If it would great if it is possible to get the iMC counters through an RDMA access.

Since we have diskless nodes, I have thought also about a way how to get the data from the node with as few as possible impact on the node performance. So my idea is to write a kernel module that gather cycles, instructions, etc per CPU and store it within a small double buffer of 1MB or so each, that is accessible through RDMA. Do you think this is possible and has an overhead advantage compared to the usage of perf or likwid as a deamon running on each system that writes a file per node into a lustre filesystem?

Black Belt

I don't have any systematic collections of performance counter overhead measurements, but they tend to fall into categories:

  • Very Fast (<0.1 microsecond)
    • Execution of RDPMC instruction to read a core counter on the current core.
    • Execution of a RDMSR instruction on the current core in kernel space.
    • Execution of a 32-bit uncached load from memory-mapped PCI configuration space.
  • Fairly fast (1-3 microseconds)
    • Reading a core performance counter on the local processor via PAPI or the "perf events" API.
    • Reading an MSR on the local chip via the /dev/cpu/*/msr device driver
      • This uses "pread()" to read a single 8-Byte MSR.
      • The /dev/cpu/*/msr device drivers don't support multiple MSR reads in one call.
    • Read 32 bits from memory-mapped PCI configuration space on the local chip using the /proc/bus/pci/* device drivers.
    • Note that these last two assume that the device driver files are already open -- this is just the overhead per read.
  • Medium (10 microseconds)
    • Reading an MSR on a remote socket via the /dev/cpu/*/msr device driver.
    • Read 32 bits from memory-mapped PCI configuration space on a remote socket using the /proc/bus/pci/* device drivers.
    • Read multiple (contiguous) performance counter values from PCI configuration space on the local socket using the /proc/bus/pci/* device drivers.
      • The PCI device driver interfaces allow larger block reads, so you can get all 5 IMC counters for a channel (4 programmable plus one fixed-function cycle counter) in a single 40-Byte "pread()" call. 
    • Note that these assume that the device driver files are already open -- this is just the overhead per read.
  • Slow (500-1000 microseconds)
    • Reading an MSR using any core by launching the "rdmsr" command line tool: e.g., "rdmsr -p 2 -d 0x10"
    • This is probably a measurement of the shell fork/exec overhead more than anything else.
  • Very Slow (>7500 microseconds)
    • Reading a 32-bit PCI configuration space counter by launching the "setpci" command line tool: e.g. "setpci -s 7f:14.0 0xD0.L"
    • Read the entire 256-Byte PCI Configuration space for a device with text output: e.g., "lscpi -xxxx -s 7f:14.0"
      • This gets all the performance counters from a device in one call, and costs less than twice as much as a single 32-bit read using "setpci".

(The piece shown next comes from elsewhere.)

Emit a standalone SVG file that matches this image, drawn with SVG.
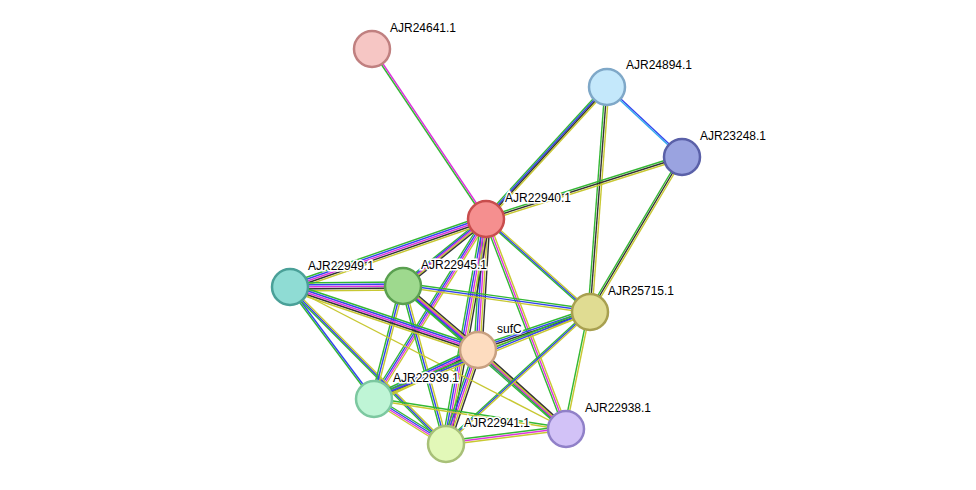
<svg xmlns="http://www.w3.org/2000/svg" width="976" height="490" viewBox="0 0 976 490">
<style>
.e line{stroke-width:1.4;fill:none}
.g{stroke:#33b833}.b{stroke:#3344ee}.m{stroke:#dd33dd}.y{stroke:#c8c832}.k{stroke:#333}.c{stroke:#33aaee}
.n{stroke-width:2.5}
text{font-family:"Liberation Sans",Arial,sans-serif;font-size:12px;fill:#000;stroke:#fff;stroke-width:3;paint-order:stroke}
</style>
<rect width="976" height="490" fill="#fff"/>
<g id="connectors" class="e">
<!-- mostly vertical edges: offsets in x -->
<g id="e1"><line class="g" x1="371" y1="49" x2="485" y2="219"/><line class="m" x1="373" y1="49" x2="487" y2="219"/></g>
<g><line class="g" x1="604" y1="87" x2="483" y2="219"/><line class="b" x1="606" y1="87" x2="485" y2="219"/><line class="k" x1="608" y1="87" x2="487" y2="219"/><line class="y" x1="610" y1="87" x2="489" y2="219"/></g>
<g><line class="g" x1="605" y1="87" x2="588" y2="312"/><line class="k" x1="607" y1="87" x2="590" y2="312"/><line class="y" x1="609" y1="87" x2="592" y2="312"/></g>
<g><line class="g" x1="680" y1="157" x2="588" y2="312"/><line class="k" x1="682" y1="157" x2="590" y2="312"/><line class="y" x1="684" y1="157" x2="592" y2="312"/></g>
<g><line class="g" x1="482" y1="219" x2="399" y2="286"/><line class="b" x1="484" y1="219" x2="401" y2="286"/><line class="m" x1="486" y1="219" x2="403" y2="286"/><line class="y" x1="488" y1="219" x2="405" y2="286"/><line class="k" x1="490" y1="219" x2="407" y2="286"/></g>
<g><line class="g" x1="482" y1="219" x2="474" y2="350"/><line class="b" x1="484" y1="219" x2="476" y2="350"/><line class="m" x1="486" y1="219" x2="478" y2="350"/><line class="y" x1="488" y1="219" x2="480" y2="350"/><line class="k" x1="490" y1="219" x2="482" y2="350"/></g>
<g><line class="g" x1="483" y1="219" x2="371" y2="399"/><line class="b" x1="485" y1="219" x2="373" y2="399"/><line class="m" x1="487" y1="219" x2="375" y2="399"/><line class="y" x1="489" y1="219" x2="377" y2="399"/></g>
<g><line class="g" x1="482" y1="219" x2="442" y2="444"/><line class="b" x1="484" y1="219" x2="444" y2="444"/><line class="m" x1="486" y1="219" x2="446" y2="444"/><line class="y" x1="488" y1="219" x2="448" y2="444"/><line class="k" x1="490" y1="219" x2="450" y2="444"/></g>
<g><line class="g" x1="484" y1="219" x2="564" y2="429"/><line class="m" x1="486" y1="219" x2="566" y2="429"/><line class="y" x1="488" y1="219" x2="568" y2="429"/></g>
<g><line class="g" x1="288" y1="287" x2="372" y2="399"/><line class="b" x1="290" y1="287" x2="374" y2="399"/></g>
<g><line class="g" x1="287" y1="287" x2="443" y2="444"/><line class="b" x1="289" y1="287" x2="445" y2="444"/><line class="y" x1="291" y1="287" x2="447" y2="444"/></g>
<g><line class="g" x1="400" y1="286" x2="371" y2="399"/><line class="b" x1="402" y1="286" x2="373" y2="399"/><line class="y" x1="404" y1="286" x2="375" y2="399"/></g>
<g><line class="g" x1="401" y1="286" x2="444" y2="444"/><line class="b" x1="403" y1="286" x2="446" y2="444"/><line class="y" x1="405" y1="286" x2="448" y2="444"/></g>
<g><line class="g" x1="399" y1="286" x2="562" y2="429"/><line class="b" x1="401" y1="286" x2="564" y2="429"/><line class="m" x1="403" y1="286" x2="566" y2="429"/><line class="y" x1="405" y1="286" x2="568" y2="429"/></g>
<g><line class="g" x1="399" y1="286" x2="474" y2="350"/><line class="b" x1="401" y1="286" x2="476" y2="350"/><line class="m" x1="403" y1="286" x2="478" y2="350"/><line class="y" x1="405" y1="286" x2="480" y2="350"/><line class="k" x1="407" y1="286" x2="482" y2="350"/></g>
<g><line class="g" x1="474" y1="350" x2="442" y2="444"/><line class="b" x1="476" y1="350" x2="444" y2="444"/><line class="m" x1="478" y1="350" x2="446" y2="444"/><line class="y" x1="480" y1="350" x2="448" y2="444"/><line class="k" x1="482" y1="350" x2="450" y2="444"/></g>
<g><line class="g" x1="475" y1="350" x2="563" y2="429"/><line class="m" x1="477" y1="350" x2="565" y2="429"/><line class="y" x1="479" y1="350" x2="567" y2="429"/><line class="k" x1="481" y1="350" x2="569" y2="429"/></g>
<g><line class="g" x1="587" y1="312" x2="443" y2="444"/><line class="b" x1="589" y1="312" x2="445" y2="444"/><line class="y" x1="591" y1="312" x2="447" y2="444"/></g>
<g><line class="g" x1="588" y1="312" x2="564" y2="429"/><line class="y" x1="590" y1="312" x2="566" y2="429"/></g>
<g><line class="g" x1="484" y1="219" x2="588" y2="312"/><line class="b" x1="486" y1="219" x2="590" y2="312"/><line class="y" x1="488" y1="219" x2="592" y2="312"/></g>
<!-- mostly horizontal edges: offsets in y -->
<g><line class="b" x1="607" y1="86" x2="682" y2="156"/><line class="c" x1="607" y1="88" x2="682" y2="158"/></g>
<g><line class="g" x1="486" y1="217" x2="682" y2="155"/><line class="k" x1="486" y1="219" x2="682" y2="157"/><line class="y" x1="486" y1="221" x2="682" y2="159"/></g>
<g><line class="g" x1="486" y1="215" x2="290" y2="283"/><line class="b" x1="486" y1="217" x2="290" y2="285"/><line class="m" x1="486" y1="219" x2="290" y2="287"/><line class="k" x1="486" y1="221" x2="290" y2="289"/><line class="y" x1="486" y1="223" x2="290" y2="291"/></g>
<g><line class="g" x1="290" y1="283" x2="403" y2="282"/><line class="b" x1="290" y1="285" x2="403" y2="284"/><line class="m" x1="290" y1="287" x2="403" y2="286"/><line class="k" x1="290" y1="289" x2="403" y2="288"/><line class="y" x1="290" y1="291" x2="403" y2="290"/></g>
<g><line class="g" x1="290" y1="283" x2="478" y2="346"/><line class="b" x1="290" y1="285" x2="478" y2="348"/><line class="m" x1="290" y1="287" x2="478" y2="350"/><line class="k" x1="290" y1="289" x2="478" y2="352"/><line class="y" x1="290" y1="291" x2="478" y2="354"/></g>
<g><line class="y" x1="290" y1="287" x2="566" y2="429"/></g>
<g><line class="g" x1="403" y1="283" x2="590" y2="309"/><line class="b" x1="403" y1="285" x2="590" y2="311"/><line class="y" x1="403" y1="287" x2="590" y2="313"/></g>
<g><line class="g" x1="478" y1="346" x2="590" y2="308"/><line class="b" x1="478" y1="348" x2="590" y2="310"/><line class="k" x1="478" y1="350" x2="590" y2="312"/><line class="y" x1="478" y1="352" x2="590" y2="314"/></g>
<g><line class="g" x1="478" y1="346" x2="374" y2="395"/><line class="b" x1="478" y1="348" x2="374" y2="397"/><line class="m" x1="478" y1="350" x2="374" y2="399"/><line class="k" x1="478" y1="352" x2="374" y2="401"/><line class="y" x1="478" y1="354" x2="374" y2="403"/></g>
<g><line class="g" x1="590" y1="309" x2="374" y2="396"/><line class="b" x1="590" y1="311" x2="374" y2="398"/><line class="y" x1="590" y1="313" x2="374" y2="400"/></g>
<g><line class="g" x1="374" y1="396" x2="446" y2="441"/><line class="b" x1="374" y1="398" x2="446" y2="443"/><line class="m" x1="374" y1="400" x2="446" y2="445"/><line class="y" x1="374" y1="402" x2="446" y2="447"/></g>
<g><line class="g" x1="374" y1="398" x2="566" y2="428"/><line class="y" x1="374" y1="400" x2="566" y2="430"/></g>
<g><line class="g" x1="446" y1="441" x2="566" y2="426"/><line class="m" x1="446" y1="443" x2="566" y2="428"/><line class="y" x1="446" y1="445" x2="566" y2="430"/></g>
</g>
<g id="AJR24641.1"><circle class="n" cx="372" cy="49" r="18" fill="#f6c6c4" stroke="#c08080"/><text x="390" y="32">AJR24641.1</text></g>
<g id="AJR24894.1"><circle class="n" cx="607" cy="87" r="18" fill="#c4e8fb" stroke="#7fa8c8"/><text x="626" y="69">AJR24894.1</text></g>
<g id="AJR23248.1"><circle class="n" cx="682" cy="157" r="18" fill="#9aa3e0" stroke="#5a60a8"/><text x="700" y="140">AJR23248.1</text></g>
<g id="AJR22940.1"><circle class="n" cx="486" cy="219" r="18" fill="#f58f8f" stroke="#c84d4d"/><text x="505" y="202">AJR22940.1</text></g>
<g id="AJR22949.1"><circle class="n" cx="290" cy="287" r="18" fill="#8fdcd4" stroke="#4aa098"/><text x="308" y="270">AJR22949.1</text></g>
<g id="AJR22945.1"><circle class="n" cx="403" cy="286" r="18" fill="#9ed98e" stroke="#5aa050"/><text x="421" y="269">AJR22945.1</text></g>
<g id="AJR25715.1"><circle class="n" cx="590" cy="312" r="18" fill="#e0dc92" stroke="#a8a050"/><text x="608" y="295">AJR25715.1</text></g>
<g id="sufC"><circle class="n" cx="478" cy="350" r="18" fill="#fddcbf" stroke="#c8a080"/><text x="497" y="333">sufC</text></g>
<g id="AJR22939.1"><circle class="n" cx="374" cy="399" r="18" fill="#bff5d6" stroke="#7cc8a0"/><text x="393" y="382">AJR22939.1</text></g>
<g id="AJR22941.1"><circle class="n" cx="446" cy="444" r="18" fill="#e2f8b8" stroke="#a8c078"/><text x="464" y="427">AJR22941.1</text></g>
<g id="AJR22938.1"><circle class="n" cx="566" cy="429" r="18" fill="#d2c2f7" stroke="#9080c8"/><text x="585" y="412">AJR22938.1</text></g>
</svg>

These values are a combination of recollections and today's measurements on a Xeon E5-2690 v3 running Centos 7 (3.10.0-327) kernel.

These values are small enough that I don't worry about the overhead for monitoring whole-program execution using even the slowest of these approaches in a bash script, but this assumes that I am running before and after the workload and not running at the same time.   My script to read 40 IMC counters (80 executions of "setpci" reading 32-bit values) takes slightly over 0.5 seconds to run.   This is consistent with the 7.5 milliseconds mentioned above for the "setpci" command -- 7.5 milliseconds * 80 counters = 600 milliseconds -- quite close to the observed average of about 550 milliseconds.

On KNL, launching executables is a lot slower -- my script to read all the MCDRAM and DDR4 counters on the chip took 3 seconds of wall clock time.   This was too high to tolerate, so I replaced it with a compiled C program that used the /dev/cpu/*/msr and /dev/mem interfaces to read all the counters in about 0.05 seconds.

I don't know if RDMA can be used for PCI Configuration Space accesses.  If this works it would certainly reduce the local CPU overhead....

The "tacc stats" tool ( runs a daemon in the background that sleeps between counter reads.  This avoids the overhead of process creation and opening the device drivers for each sample.  It reads a lot of counters (generating over 10KiB of text output for each snapshot), so we only run it every 10 minutes, but it would not be difficult to disable many of these reads to make it a lighter-weight tool.